A few minutes later, the Princess and the Pea both happily occupied playing Sly 3, Irish1 happily drinking his bottle, I try again. “What did you buy on Nike.com for $72?”

“You remember,” he says “I bought those socks but they were the wrong ones so I sent them back and they sent me the right ones.”

I don’t remember, (who can keep track of his socks?) but this is one charge, not two and there’s no refund and recharge so apparently there was no difference in price on the “right” socks. Which means… he spent $72 on… SOCKS?!!!!! I’m grasping for something to say. Several very rude and sarcastic options come to mind.

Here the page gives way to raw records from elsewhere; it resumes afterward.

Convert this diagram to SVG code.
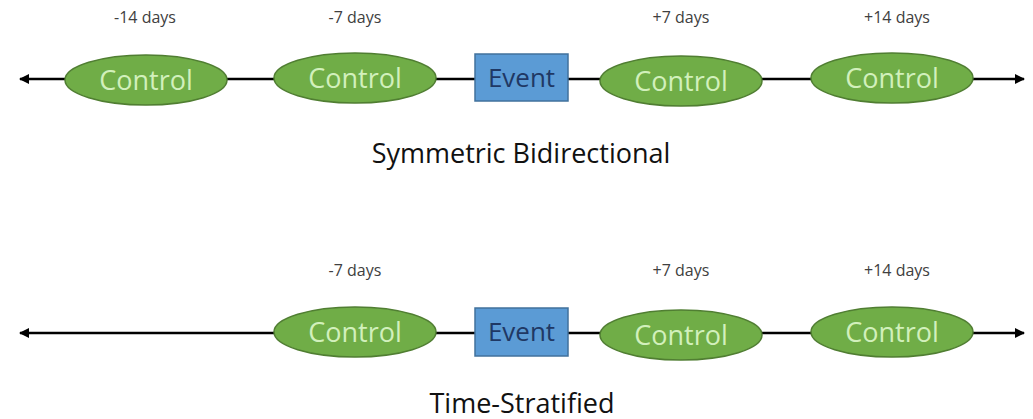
<svg xmlns="http://www.w3.org/2000/svg" width="1033" height="419" viewBox="0 0 1033 419">
  <defs>
    <marker id="arrow" viewBox="0 0 10 10" refX="9" refY="5" markerWidth="4" markerHeight="4" orient="auto-start-reverse">
      <path d="M0,0 L10,5 L0,10 z" fill="#000"/>
    </marker>
  </defs>
  <style>
    .axis { stroke: #000; stroke-width: 2.5; fill: none; }
    .ctrl { fill: #70ad47; stroke: #507e32; stroke-width: 1.5; }
    .ctrl-text { fill: #d2f0bc; font-family: "Open Sans", "Liberation Sans", sans-serif; font-size: 27px; text-anchor: middle; }
    .event { fill: #5b9bd5; stroke: #41719c; stroke-width: 1.5; }
    .event-text { fill: #1f3864; font-family: "Open Sans", "Liberation Sans", sans-serif; font-size: 26px; text-anchor: middle; }
    .day { fill: #404040; font-family: "Open Sans", "Liberation Sans", sans-serif; font-size: 16px; text-anchor: middle; }
    .title { fill: #111; font-family: "Open Sans", "Liberation Sans", sans-serif; font-size: 27px; text-anchor: middle; }
  </style>
  <rect width="1033" height="419" fill="#fff"/>

  <!-- timelines -->
  <g id="connectors">
    <line class="axis" x1="20" y1="79" x2="1024" y2="79" marker-start="url(#arrow)" marker-end="url(#arrow)"/>
    <line class="axis" x1="20" y1="333" x2="1024" y2="333" marker-start="url(#arrow)" marker-end="url(#arrow)"/>
  </g>

  <!-- symmetric bidirectional design -->
  <g id="sb-minus14">
    <ellipse class="ctrl" cx="146" cy="80" rx="81" ry="25"/>
    <text class="ctrl-text" x="146" y="90">Control</text>
    <text class="day" x="145" y="23">-14 days</text>
  </g>
  <g id="sb-minus7">
    <ellipse class="ctrl" cx="355" cy="78" rx="81" ry="25"/>
    <text class="ctrl-text" x="355" y="88">Control</text>
    <text class="day" x="355" y="23">-7 days</text>
  </g>
  <g id="sb-event">
    <rect class="event" x="475" y="54" width="93" height="47"/>
    <text class="event-text" x="521.5" y="87">Event</text>
  </g>
  <g id="sb-plus7">
    <ellipse class="ctrl" cx="681" cy="81" rx="81" ry="25"/>
    <text class="ctrl-text" x="681" y="91">Control</text>
    <text class="day" x="681" y="23">+7 days</text>
  </g>
  <g id="sb-plus14">
    <ellipse class="ctrl" cx="892" cy="78" rx="81" ry="25"/>
    <text class="ctrl-text" x="892" y="88">Control</text>
    <text class="day" x="897" y="23">+14 days</text>
  </g>
  <text class="title" x="521" y="163">Symmetric Bidirectional</text>

  <!-- time-stratified design -->
  <g id="ts-minus7">
    <ellipse class="ctrl" cx="355" cy="332" rx="81" ry="25"/>
    <text class="ctrl-text" x="355" y="342">Control</text>
    <text class="day" x="355" y="276">-7 days</text>
  </g>
  <g id="ts-event">
    <rect class="event" x="475" y="308" width="93" height="48"/>
    <text class="event-text" x="521.5" y="341">Event</text>
  </g>
  <g id="ts-plus7">
    <ellipse class="ctrl" cx="681" cy="335" rx="81" ry="25"/>
    <text class="ctrl-text" x="681" y="345">Control</text>
    <text class="day" x="681" y="276">+7 days</text>
  </g>
  <g id="ts-plus14">
    <ellipse class="ctrl" cx="892" cy="332" rx="81" ry="25"/>
    <text class="ctrl-text" x="892" y="342">Control</text>
    <text class="day" x="897" y="276">+14 days</text>
  </g>
  <text class="title" x="522" y="413">Time-Stratified</text>
</svg>
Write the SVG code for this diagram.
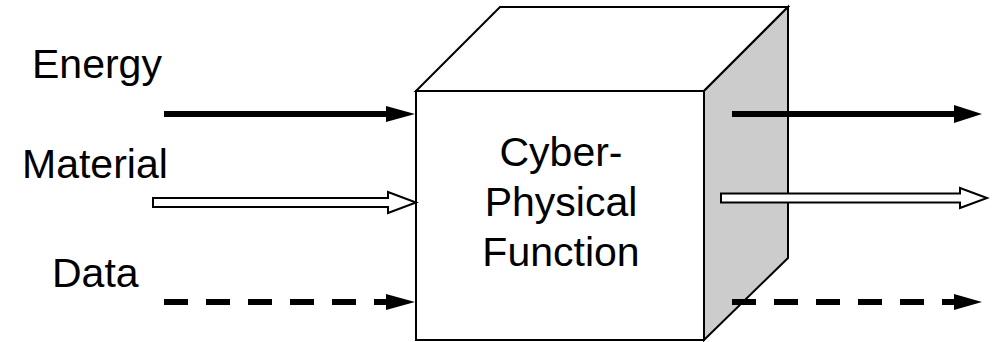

In the interest of my marriage I say nothing.

I can’t stop myself though, from mentioning it to my sisters on facebook. (We have a group there and we chat on a daily, if not hourly, basis.)

“How many socks?” They ask.

Well, that’s a good point maybe it was a lot of socks, I doubt it, but maybe it was.

So that night I ask him, “how many socks did you get for $72 on Nike.com?”

L-O-N-G pause. Sigh. “Eight,” he finally says.

8?? Eight!!!! There’s only one way 8 socks are worth $72.

“Do these socks give you superpowers?”

____________________________________________________

Ok, so that last part didn’t happen but the rest of it I promise, cross my heart and hope to die, is true. After he told me 8, OK it might have been 8 pair (which is still way too much to spend on socks) I actually didn’t say anything at all.

But I like the story better the other way.